**RECORDED INFORMATION:**
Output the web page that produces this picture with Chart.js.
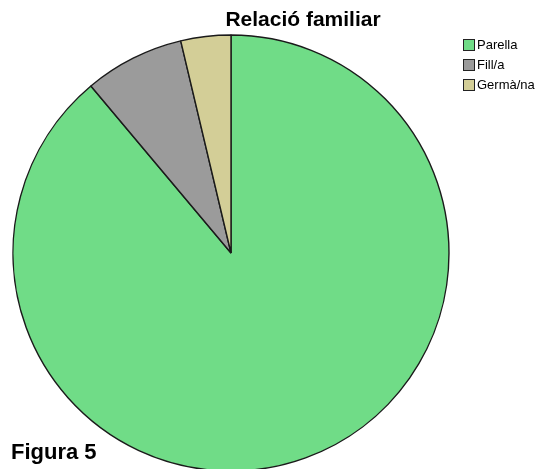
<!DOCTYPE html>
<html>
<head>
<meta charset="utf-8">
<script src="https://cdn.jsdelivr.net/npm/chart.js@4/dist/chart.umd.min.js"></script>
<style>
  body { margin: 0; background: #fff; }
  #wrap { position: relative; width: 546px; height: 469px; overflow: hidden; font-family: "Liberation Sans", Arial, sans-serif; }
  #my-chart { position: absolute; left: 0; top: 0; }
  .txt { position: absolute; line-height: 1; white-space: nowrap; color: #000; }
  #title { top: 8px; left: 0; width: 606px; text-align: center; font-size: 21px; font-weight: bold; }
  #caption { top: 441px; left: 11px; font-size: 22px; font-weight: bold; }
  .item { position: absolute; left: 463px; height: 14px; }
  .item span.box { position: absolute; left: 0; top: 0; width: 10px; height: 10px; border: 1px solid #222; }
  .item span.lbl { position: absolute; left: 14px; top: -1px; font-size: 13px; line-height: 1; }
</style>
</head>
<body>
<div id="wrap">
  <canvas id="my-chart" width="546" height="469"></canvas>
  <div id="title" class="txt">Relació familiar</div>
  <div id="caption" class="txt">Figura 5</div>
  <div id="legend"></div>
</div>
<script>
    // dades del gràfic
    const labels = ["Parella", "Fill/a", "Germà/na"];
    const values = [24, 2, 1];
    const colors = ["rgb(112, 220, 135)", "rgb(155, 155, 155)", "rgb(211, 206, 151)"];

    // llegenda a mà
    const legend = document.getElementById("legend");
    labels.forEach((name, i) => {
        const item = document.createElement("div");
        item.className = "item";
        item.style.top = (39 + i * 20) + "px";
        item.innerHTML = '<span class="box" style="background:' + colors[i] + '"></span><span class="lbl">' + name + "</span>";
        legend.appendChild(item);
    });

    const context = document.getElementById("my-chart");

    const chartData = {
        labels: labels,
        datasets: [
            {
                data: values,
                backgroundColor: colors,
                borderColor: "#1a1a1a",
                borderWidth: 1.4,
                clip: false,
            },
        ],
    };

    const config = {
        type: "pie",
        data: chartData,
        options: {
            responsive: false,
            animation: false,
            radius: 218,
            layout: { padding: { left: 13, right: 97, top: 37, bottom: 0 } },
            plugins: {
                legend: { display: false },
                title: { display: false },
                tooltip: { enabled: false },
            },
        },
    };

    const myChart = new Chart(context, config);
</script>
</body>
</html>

**THE EXERCISE:**
Reproduce all of the material above word for word. Omit the pictures.

**RESPONSE:**
Output the web page that produces this picture with Chart.js.
<!DOCTYPE html>
<html>
<head>
<meta charset="utf-8">
<script src="https://cdn.jsdelivr.net/npm/chart.js@4/dist/chart.umd.min.js"></script>
<style>
  body { margin: 0; background: #fff; }
  #wrap { position: relative; width: 546px; height: 469px; overflow: hidden; font-family: "Liberation Sans", Arial, sans-serif; }
  #my-chart { position: absolute; left: 0; top: 0; }
  .txt { position: absolute; line-height: 1; white-space: nowrap; color: #000; }
  #title { top: 8px; left: 0; width: 606px; text-align: center; font-size: 21px; font-weight: bold; }
  #caption { top: 441px; left: 11px; font-size: 22px; font-weight: bold; }
  .item { position: absolute; left: 463px; height: 14px; }
  .item span.box { position: absolute; left: 0; top: 0; width: 10px; height: 10px; border: 1px solid #222; }
  .item span.lbl { position: absolute; left: 14px; top: -1px; font-size: 13px; line-height: 1; }
</style>
</head>
<body>
<div id="wrap">
  <canvas id="my-chart" width="546" height="469"></canvas>
  <div id="title" class="txt">Relació familiar</div>
  <div id="caption" class="txt">Figura 5</div>
  <div id="legend"></div>
</div>
<script>
    // dades del gràfic
    const labels = ["Parella", "Fill/a", "Germà/na"];
    const values = [24, 2, 1];
    const colors = ["rgb(112, 220, 135)", "rgb(155, 155, 155)", "rgb(211, 206, 151)"];

    // llegenda a mà
    const legend = document.getElementById("legend");
    labels.forEach((name, i) => {
        const item = document.createElement("div");
        item.className = "item";
        item.style.top = (39 + i * 20) + "px";
        item.innerHTML = '<span class="box" style="background:' + colors[i] + '"></span><span class="lbl">' + name + "</span>";
        legend.appendChild(item);
    });

    const context = document.getElementById("my-chart");

    const chartData = {
        labels: labels,
        datasets: [
            {
                data: values,
                backgroundColor: colors,
                borderColor: "#1a1a1a",
                borderWidth: 1.4,
                clip: false,
            },
        ],
    };

    const config = {
        type: "pie",
        data: chartData,
        options: {
            responsive: false,
            animation: false,
            radius: 218,
            layout: { padding: { left: 13, right: 97, top: 37, bottom: 0 } },
            plugins: {
                legend: { display: false },
                title: { display: false },
                tooltip: { enabled: false },
            },
        },
    };

    const myChart = new Chart(context, config);
</script>
</body>
</html>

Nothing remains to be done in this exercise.